All our passages are about truth because God is the truth, the god revealed to us in Jesus Christ who is raised from the dead. There is no other God, but this God, no other full revelation of this God than in the incarnation of the Son as Jesus of Nazareth. This truth as such can only be received in relationship. This isn’t about my experience or my truth this is about the Spirit of Truth who is given to those who enter into relationship with God through the one who is the incarnation of God and thus died and rose from the dead. This is not faith in me as a preacher, or us as Christians or the Church as separate from Jesus Christ, but faith in the Raised one Jesus Christ. Through faith we enter this relationship. By God’s saving acts in Jesus Christ we are made holy and made to be priests. We are to handle ourselves our words about the truth, which is God, and those who demand an answer to why we have hope and faith with reverence and gentleness. We are to be gentle, to act out of love, to hold all things reverently. In so doing we both acknowledges that in various cultures and religions there is some truth and that there is only one complete revelation of God. There is only one who has the whole truth and that is Jesus Christ, because Jesus is God. All other knowledge experience and understanding of God, is partial and thus also an ignorance. But we are to show forth the love, to show that truth is a person, with whom through the incarnation we can have a relationship.

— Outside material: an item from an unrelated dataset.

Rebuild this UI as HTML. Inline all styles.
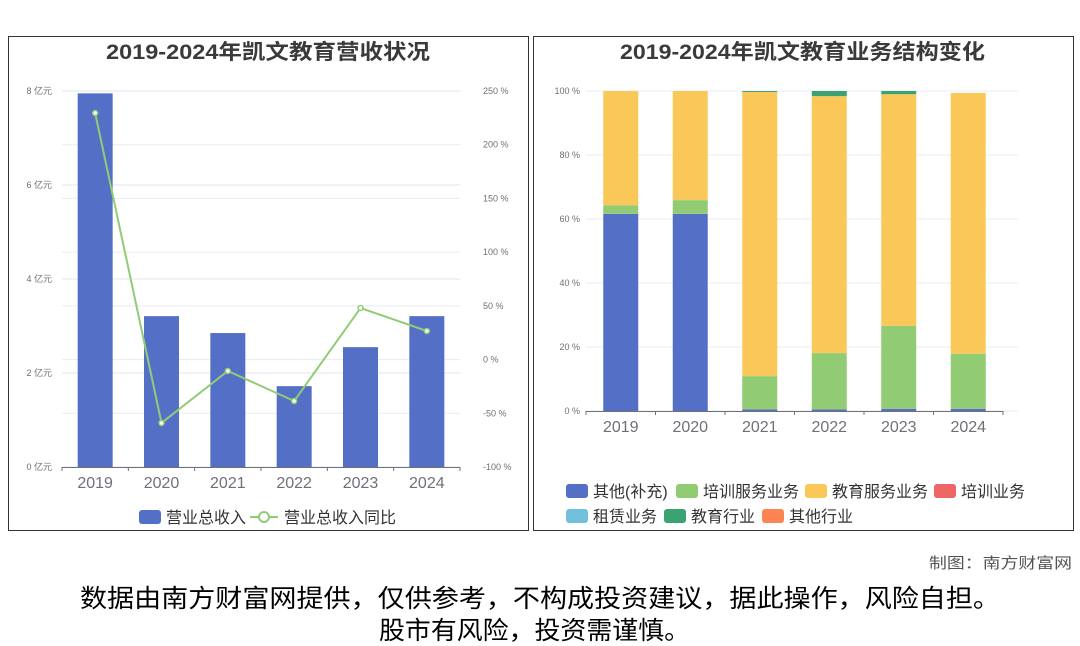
<!DOCTYPE html>
<html><head><meta charset="utf-8">
<style>
html,body{margin:0;padding:0;background:#fff;width:1080px;height:646px;overflow:hidden;font-family:"Liberation Sans","Noto Sans CJK SC",sans-serif}
svg text{font-family:"Liberation Sans","Noto Sans CJK SC",sans-serif}
</style></head><body>
<svg id="s" width="1080" height="646" xmlns="http://www.w3.org/2000/svg">
<rect x="8.5" y="36.5" width="520" height="494" fill="none" stroke="#333" stroke-width="1"/>
<rect x="533.5" y="36.5" width="540" height="494" fill="none" stroke="#333" stroke-width="1"/>
<text x="106" y="59" textLength="324" lengthAdjust="spacingAndGlyphs" font-size="21" font-weight="bold" fill="#3a3a3a">2019-2024年凯文教育营收状况</text>
<text x="620" y="59" textLength="365" lengthAdjust="spacingAndGlyphs" font-size="21" font-weight="bold" fill="#3a3a3a">2019-2024年凯文教育业务结构变化</text>
<g id="L"></g>
<g id="R"></g>
<text x="929" y="568" textLength="143" lengthAdjust="spacingAndGlyphs" font-size="15" fill="#555">制图：南方财富网</text>
<text x="80" y="607" textLength="920" lengthAdjust="spacingAndGlyphs" font-size="25" fill="#000">数据由南方财富网提供，仅供参考，不构成投资建议，据此操作，风险自担。</text>
<text x="379" y="639" textLength="311" lengthAdjust="spacingAndGlyphs" font-size="25" fill="#000">股市有风险，投资需谨慎。</text>
</svg>
<script>
const years=['2019','2020','2021','2022','2023','2024'];
const revenue=[7.95,3.21,2.85,1.72,2.55,3.21];
const growth=[229.5,-59,-10.6,-38.6,48,26.6];
const leftTicks=[0,2,4,6,8];
const rightTicks=[-100,-50,0,50,100,150,200,250];
const segNames=['其他(补充)','培训服务业务','教育服务业务','培训业务','租赁业务','教育行业','其他行业'];
const segColors=['#5470c6','#91cc75','#fac858','#ee6666','#73c0de','#3ba272','#fc8452'];
const segOther=[61.6,61.6,0.5,0.5,0.7,0.7];
const segTrainSvc=[2.7,4.3,10.4,17.6,25.9,17.2];
const segEduSvc=[35.7,34.1,88.8,80.3,72.4,81.5];
const segTrain=[0,0,0,0,0,0];
const segRent=[0,0,0,0,0,0];
const segEduInd=[0,0,0.3,1.6,1.0,0];
const segOtherInd=[0,0,0,0,0,0];
const pctTicks=[0,20,40,60,80,100];

const NS='http://www.w3.org/2000/svg';
function mk(p,t,a,txt){const e=document.createElementNS(NS,t);for(const k in a)e.setAttribute(k,a[k]);if(txt!==undefined)e.textContent=txt;p.appendChild(e);return e;}

// Left chart
const L=document.getElementById('L');
const lx0=62,lx1=460,ly0=467,ly1=91;
const yL=v=>ly0-(v-0)/8*(ly0-ly1);
const yR=v=>ly0-(v+100)/350*(ly0-ly1);
const bw=(lx1-lx0)/years.length;
const xc=i=>lx0+bw*(i+0.5);
rightTicks.forEach(t=>{const g=mk(L,'line',{x1:lx0,x2:lx1,y1:yR(t),y2:yR(t),stroke:'#e6ebf5','stroke-width':1});

const tx=mk(L,'text',{x:483,y:yR(t)+3,'font-size':9,fill:'#6e7079'},t+' %');
});
leftTicks.forEach(t=>{const g=mk(L,'line',{x1:lx0,x2:lx1,y1:yL(t),y2:yL(t),stroke:'#e0e6f1','stroke-width':1});

const tx=mk(L,'text',{x:52,y:yL(t)+3,'font-size':9,fill:'#6e7079','text-anchor':'end'},t+' 亿元');
});
revenue.forEach((v,i)=>{const r=mk(L,'rect',{x:xc(i)-17.5,y:yL(v),width:35,height:ly0-yL(v),fill:'#5470c6'});
});
let ax=mk(L,'line',{x1:lx0,x2:lx1,y1:ly0+.5,y2:ly0+.5,stroke:'#6e7079'});

years.forEach((y,i)=>{const tk=mk(L,'line',{x1:lx0+bw*i,x2:lx0+bw*i,y1:ly0,y2:ly0+4,stroke:'#6e7079'});

const t=mk(L,'text',{x:xc(i),y:488,'font-size':16,fill:'#6e7079','text-anchor':'middle'},y);
});
{const tk=mk(L,'line',{x1:lx1,x2:lx1,y1:ly0,y2:ly0+4,stroke:'#6e7079'});}
const pl=mk(L,'polyline',{points:growth.map((v,i)=>xc(i)+','+yR(v)).join(' '),fill:'none',stroke:'#91cc75','stroke-width':2});

growth.forEach((v,i)=>{const c=mk(L,'circle',{cx:xc(i),cy:yR(v),r:2.5,fill:'#fff',stroke:'#91cc75','stroke-width':1.5});
});
// left legend
{const r=mk(L,'rect',{x:139,y:510,width:22,height:14,rx:3,fill:'#5470c6'});
const t=mk(L,'text',{x:166,y:523,'font-size':16,fill:'#333'},'营业总收入');
const l=mk(L,'line',{x1:250,x2:278,y1:517,y2:517,stroke:'#91cc75','stroke-width':2});
const c=mk(L,'circle',{cx:264,cy:517,r:5,fill:'#fff',stroke:'#91cc75','stroke-width':2});
const t2=mk(L,'text',{x:284,y:523,'font-size':16,fill:'#333'},'营业总收入同比');}

// Right chart
const R=document.getElementById('R');
const rx0=586,rx1=1003,ry0=411,ry1=91;
const yP=v=>ry0-v/100*(ry0-ry1);
const rbw=(rx1-rx0)/years.length;
const rxc=i=>rx0+rbw*(i+0.5);
pctTicks.forEach(t=>{const g=mk(R,'line',{x1:rx0,x2:rx1+15,y1:yP(t),y2:yP(t),stroke:'#e6ebf5'});

const tx=mk(R,'text',{x:580,y:yP(t)+3,'font-size':9,fill:'#6e7079','text-anchor':'end'},t+' %');
});
const series=[segOther,segTrainSvc,segEduSvc,segTrain,segRent,segEduInd,segOtherInd];
years.forEach((y,i)=>{let acc=0;series.forEach((s,k)=>{const v=s[i];if(v>0){const r=mk(R,'rect',{x:rxc(i)-17.5,y:yP(acc+v),width:35,height:yP(acc)-yP(acc+v),fill:segColors[k]});
}acc+=v;});});
ax=mk(R,'line',{x1:rx0,x2:rx1,y1:ry0+.5,y2:ry0+.5,stroke:'#6e7079'});

years.forEach((y,i)=>{const tk=mk(R,'line',{x1:rx0+rbw*i,x2:rx0+rbw*i,y1:ry0,y2:ry0+4,stroke:'#6e7079'});

const t=mk(R,'text',{x:rxc(i),y:432,'font-size':16,fill:'#6e7079','text-anchor':'middle'},y);
});
{const tk=mk(R,'line',{x1:rx1,x2:rx1,y1:ry0,y2:ry0+4,stroke:'#6e7079'});}
const legPos=[[566,491],[676,491],[805,491],[934,491],[566,516],[664,516],[762,516]];
segNames.forEach((n,k)=>{const [x,y]=legPos[k];
const r=mk(R,'rect',{x:x,y:y-7,width:22,height:14,rx:3,fill:segColors[k]});
const t=mk(R,'text',{x:x+27,y:y+6,'font-size':16,fill:'#333'},n);});
</script>
</body></html>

We then as Christians as members of the Church, the body of Christ, are possessed by the truth we do not posses it. We only can proclaim what we have received, we are made holy not by our having something but by the act of God in Jesus Christ through Baptism. Salvation is about being in relationship with God. From this relationship come the proclamation and the truth claims of the Church. Everything is bound up with Christ, the one risen from the dead, as the full revelation of God. God came in our midst to reveal God’s self to us and save us through that revelation because without it we only had our ignorance, our meager groping after the truth and God. In the end all other truth claims even ones that get it partially right are ignorance in comparison to knowing and having a relationship with God through Jesus Christ, who is the truth, and who give us the Spirit of truth, which is expressed and given in gentleness love and compassion.